Solve as many practice questions as possible. In order to drill the concepts, you must stimulate your brain. If it feels difficult, then it works and you are learning something. Try to find as many practice questions for the ERP exam, or if possible, enroll in a class to take a practice exam, such as the realistic ERP practice exam.
Take a day off work before the exam. You should not go into overdrive right before the exam day. Take a day off, sleep enough, take a walk, or go swimming. Go to bed early and rise early. This will help you achieve peak performance during the exam.
Research your exam center. Go there once before the exam, find out where parking is located, if the exam is taking place on a university campus, find out in which building it will be taken. I took the exam at UCLA. The campus is a maze stretching over several city blocks. There were no signs whatsoever. As it was early on a Saturday, there were almost no students around to ask for directions. Make sure you know where you have to be on exam day, and if you have questions, ask GARP early.
Bring your own lunch. On the exam site, there may be a cafeteria, but you should bring your own lunch. You never know what they are serving, it may be crowded and you have to wait in line. Instead, prepare a healthy sandwich, find a quiet place and relax during the lunch break. Make sure you bring a beverage and snacks during the exam, as there is probably no drinking water provided in the exam room. The official statement is that there are no food or drinks allowed in the exam room, but of you quietly place a bottle of water on the floor next to your chair, nobody will complain.

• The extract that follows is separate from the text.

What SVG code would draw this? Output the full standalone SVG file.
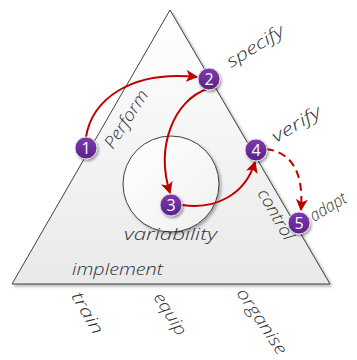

Do not engage in discussions about the curriculum before the exam. Save this for afterwards. The exam will be hard enough. You need all mental power you can muster, and you should not waste any energy discussing last minute questions right before the exam. This is why you should have a study group where all questions are cleared beforehand.
Take it step by step during the exam. Time is usually not an issue. Solve question for question, and if you see something you did not anticipate, do not despair. Make a mark in your exam book on questions you are not certain about, and re-attempt them later. Do not leave any questions blank, always fill in an answer. You can always correct your answer later.